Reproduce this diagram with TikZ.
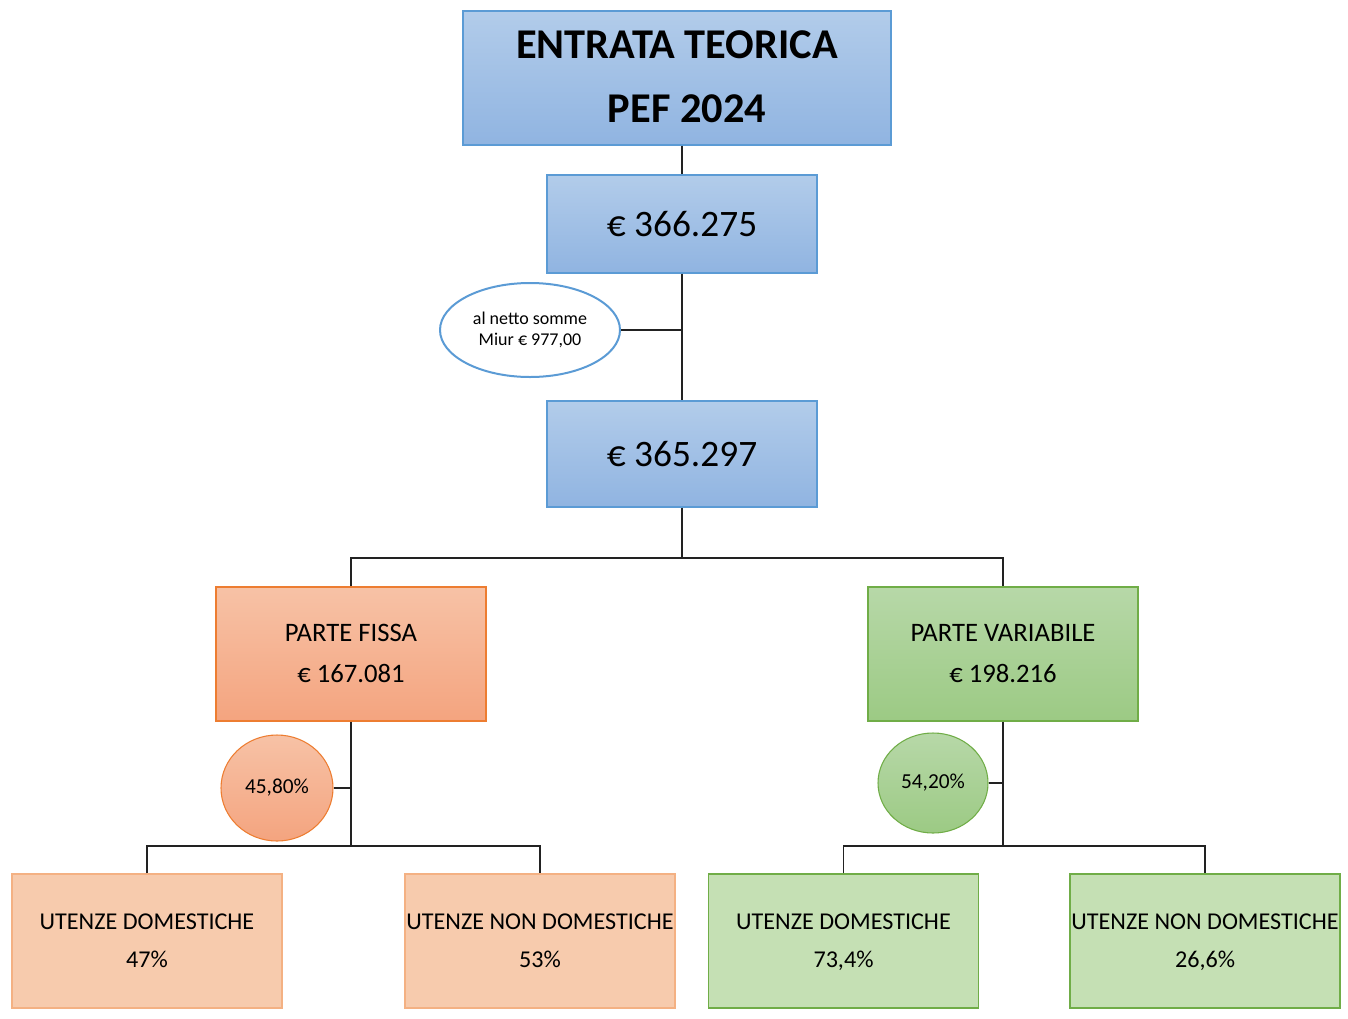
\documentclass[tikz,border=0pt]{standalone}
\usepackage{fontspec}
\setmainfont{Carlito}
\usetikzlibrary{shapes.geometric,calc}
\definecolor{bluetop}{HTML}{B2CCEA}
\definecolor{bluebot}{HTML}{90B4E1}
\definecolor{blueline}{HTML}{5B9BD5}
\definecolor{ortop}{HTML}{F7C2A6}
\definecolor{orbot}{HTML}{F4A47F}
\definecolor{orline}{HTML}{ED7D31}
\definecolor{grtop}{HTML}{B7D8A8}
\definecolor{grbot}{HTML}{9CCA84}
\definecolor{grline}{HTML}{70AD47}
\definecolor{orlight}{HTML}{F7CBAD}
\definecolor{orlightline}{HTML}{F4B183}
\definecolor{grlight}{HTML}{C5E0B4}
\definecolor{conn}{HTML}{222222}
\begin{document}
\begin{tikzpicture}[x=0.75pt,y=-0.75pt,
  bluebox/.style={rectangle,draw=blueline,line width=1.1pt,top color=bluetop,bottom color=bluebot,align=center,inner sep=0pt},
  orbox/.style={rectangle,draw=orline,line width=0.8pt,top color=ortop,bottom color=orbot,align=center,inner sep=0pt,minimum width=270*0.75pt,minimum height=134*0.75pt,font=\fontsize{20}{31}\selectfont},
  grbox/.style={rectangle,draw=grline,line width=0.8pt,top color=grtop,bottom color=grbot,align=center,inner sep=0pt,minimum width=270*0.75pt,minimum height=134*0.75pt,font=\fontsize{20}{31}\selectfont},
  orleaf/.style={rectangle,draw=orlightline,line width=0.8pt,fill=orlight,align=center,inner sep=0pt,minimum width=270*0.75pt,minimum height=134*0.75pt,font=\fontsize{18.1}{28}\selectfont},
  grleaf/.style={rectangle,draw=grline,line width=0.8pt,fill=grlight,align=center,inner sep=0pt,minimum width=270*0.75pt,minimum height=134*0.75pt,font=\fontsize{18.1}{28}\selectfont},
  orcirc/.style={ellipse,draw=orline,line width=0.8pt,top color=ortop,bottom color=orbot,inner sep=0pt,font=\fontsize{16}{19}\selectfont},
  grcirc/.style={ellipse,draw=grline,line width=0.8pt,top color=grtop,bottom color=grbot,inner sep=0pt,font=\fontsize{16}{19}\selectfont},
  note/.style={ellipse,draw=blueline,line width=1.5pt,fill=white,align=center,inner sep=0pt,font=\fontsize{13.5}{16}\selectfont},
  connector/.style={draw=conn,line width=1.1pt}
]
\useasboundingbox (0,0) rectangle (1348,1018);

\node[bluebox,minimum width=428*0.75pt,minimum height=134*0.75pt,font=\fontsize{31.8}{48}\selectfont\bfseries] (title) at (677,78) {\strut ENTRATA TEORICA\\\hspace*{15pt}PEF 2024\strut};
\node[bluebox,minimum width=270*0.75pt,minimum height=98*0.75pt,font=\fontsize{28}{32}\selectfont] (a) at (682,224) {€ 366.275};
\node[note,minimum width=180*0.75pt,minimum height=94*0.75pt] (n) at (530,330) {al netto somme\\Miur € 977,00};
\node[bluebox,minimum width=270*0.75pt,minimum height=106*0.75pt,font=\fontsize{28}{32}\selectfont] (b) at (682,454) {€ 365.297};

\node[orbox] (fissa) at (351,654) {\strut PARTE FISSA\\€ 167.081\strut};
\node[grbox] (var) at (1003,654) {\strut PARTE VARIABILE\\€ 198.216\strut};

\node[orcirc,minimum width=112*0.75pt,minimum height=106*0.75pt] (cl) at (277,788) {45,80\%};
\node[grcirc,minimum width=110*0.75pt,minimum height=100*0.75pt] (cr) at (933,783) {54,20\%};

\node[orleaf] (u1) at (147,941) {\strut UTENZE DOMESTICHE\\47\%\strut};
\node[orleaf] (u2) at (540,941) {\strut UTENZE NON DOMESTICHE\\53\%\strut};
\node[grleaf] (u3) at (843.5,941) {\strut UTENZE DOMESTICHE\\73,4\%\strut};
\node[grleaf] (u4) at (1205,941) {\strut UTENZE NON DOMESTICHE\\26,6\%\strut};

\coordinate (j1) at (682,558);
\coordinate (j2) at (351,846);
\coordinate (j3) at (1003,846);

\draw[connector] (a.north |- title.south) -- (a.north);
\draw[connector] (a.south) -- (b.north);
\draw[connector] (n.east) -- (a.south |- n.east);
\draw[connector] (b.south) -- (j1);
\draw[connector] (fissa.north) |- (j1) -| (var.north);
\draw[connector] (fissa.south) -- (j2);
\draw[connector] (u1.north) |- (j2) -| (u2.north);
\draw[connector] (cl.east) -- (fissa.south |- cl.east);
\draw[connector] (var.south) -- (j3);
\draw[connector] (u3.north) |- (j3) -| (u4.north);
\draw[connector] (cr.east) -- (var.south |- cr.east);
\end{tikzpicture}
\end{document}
----------
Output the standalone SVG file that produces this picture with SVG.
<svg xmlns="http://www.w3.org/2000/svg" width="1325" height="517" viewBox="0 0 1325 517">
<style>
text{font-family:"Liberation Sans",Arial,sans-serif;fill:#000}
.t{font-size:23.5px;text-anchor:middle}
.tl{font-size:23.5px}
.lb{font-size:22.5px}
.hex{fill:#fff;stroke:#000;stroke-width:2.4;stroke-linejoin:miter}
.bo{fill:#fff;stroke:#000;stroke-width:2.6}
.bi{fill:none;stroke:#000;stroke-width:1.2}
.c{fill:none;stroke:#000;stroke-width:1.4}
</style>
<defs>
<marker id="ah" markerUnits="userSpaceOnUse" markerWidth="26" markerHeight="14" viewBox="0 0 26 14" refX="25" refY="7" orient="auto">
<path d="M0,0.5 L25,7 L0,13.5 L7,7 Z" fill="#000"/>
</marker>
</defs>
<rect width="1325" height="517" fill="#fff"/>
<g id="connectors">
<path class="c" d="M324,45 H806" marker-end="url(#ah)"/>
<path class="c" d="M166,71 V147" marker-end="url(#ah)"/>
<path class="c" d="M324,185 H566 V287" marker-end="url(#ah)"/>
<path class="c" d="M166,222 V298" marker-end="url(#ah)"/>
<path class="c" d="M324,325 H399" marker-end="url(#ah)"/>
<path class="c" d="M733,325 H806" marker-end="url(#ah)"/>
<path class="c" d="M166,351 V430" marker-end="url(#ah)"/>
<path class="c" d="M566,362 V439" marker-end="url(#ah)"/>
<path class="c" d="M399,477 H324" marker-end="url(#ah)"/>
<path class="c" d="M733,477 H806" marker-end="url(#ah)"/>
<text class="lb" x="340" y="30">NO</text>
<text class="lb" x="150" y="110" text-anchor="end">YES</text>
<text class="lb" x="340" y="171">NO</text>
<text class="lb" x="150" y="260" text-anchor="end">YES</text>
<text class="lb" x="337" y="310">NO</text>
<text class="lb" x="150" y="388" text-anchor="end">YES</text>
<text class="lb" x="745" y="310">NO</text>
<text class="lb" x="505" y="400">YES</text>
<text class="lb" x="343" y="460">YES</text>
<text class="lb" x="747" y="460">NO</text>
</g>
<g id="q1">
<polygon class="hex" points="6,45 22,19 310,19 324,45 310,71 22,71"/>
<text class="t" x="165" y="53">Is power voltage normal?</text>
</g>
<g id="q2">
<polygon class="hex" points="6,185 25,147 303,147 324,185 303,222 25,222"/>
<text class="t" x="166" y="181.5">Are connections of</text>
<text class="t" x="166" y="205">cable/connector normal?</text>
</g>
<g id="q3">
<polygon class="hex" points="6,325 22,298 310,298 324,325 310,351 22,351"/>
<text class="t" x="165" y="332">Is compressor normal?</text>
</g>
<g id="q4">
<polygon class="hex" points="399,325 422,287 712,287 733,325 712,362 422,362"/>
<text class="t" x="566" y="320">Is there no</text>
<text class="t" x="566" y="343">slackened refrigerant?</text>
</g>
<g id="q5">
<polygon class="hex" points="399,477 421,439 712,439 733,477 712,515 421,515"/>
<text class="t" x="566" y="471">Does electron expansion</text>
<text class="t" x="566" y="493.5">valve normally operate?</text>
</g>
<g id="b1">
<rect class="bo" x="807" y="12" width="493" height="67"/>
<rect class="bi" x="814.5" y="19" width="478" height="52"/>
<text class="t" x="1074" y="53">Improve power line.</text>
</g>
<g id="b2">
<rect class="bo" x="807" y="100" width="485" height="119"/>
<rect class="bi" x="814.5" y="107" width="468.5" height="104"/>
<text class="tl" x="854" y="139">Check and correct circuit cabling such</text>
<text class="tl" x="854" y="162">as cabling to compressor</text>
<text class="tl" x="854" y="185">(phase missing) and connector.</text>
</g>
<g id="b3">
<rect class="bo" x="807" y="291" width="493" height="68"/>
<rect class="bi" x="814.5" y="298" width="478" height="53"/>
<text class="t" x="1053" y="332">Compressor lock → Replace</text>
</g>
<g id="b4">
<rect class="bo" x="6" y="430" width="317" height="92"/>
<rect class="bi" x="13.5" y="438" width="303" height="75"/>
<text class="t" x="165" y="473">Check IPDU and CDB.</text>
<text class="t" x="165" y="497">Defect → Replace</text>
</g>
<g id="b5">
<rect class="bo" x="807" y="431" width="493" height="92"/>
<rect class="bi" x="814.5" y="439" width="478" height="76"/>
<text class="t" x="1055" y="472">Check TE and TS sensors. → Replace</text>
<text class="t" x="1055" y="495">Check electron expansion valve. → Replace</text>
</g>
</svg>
----------
State how many lines of the entries above include the word "this", offering no text other than the number.

Written reply:
2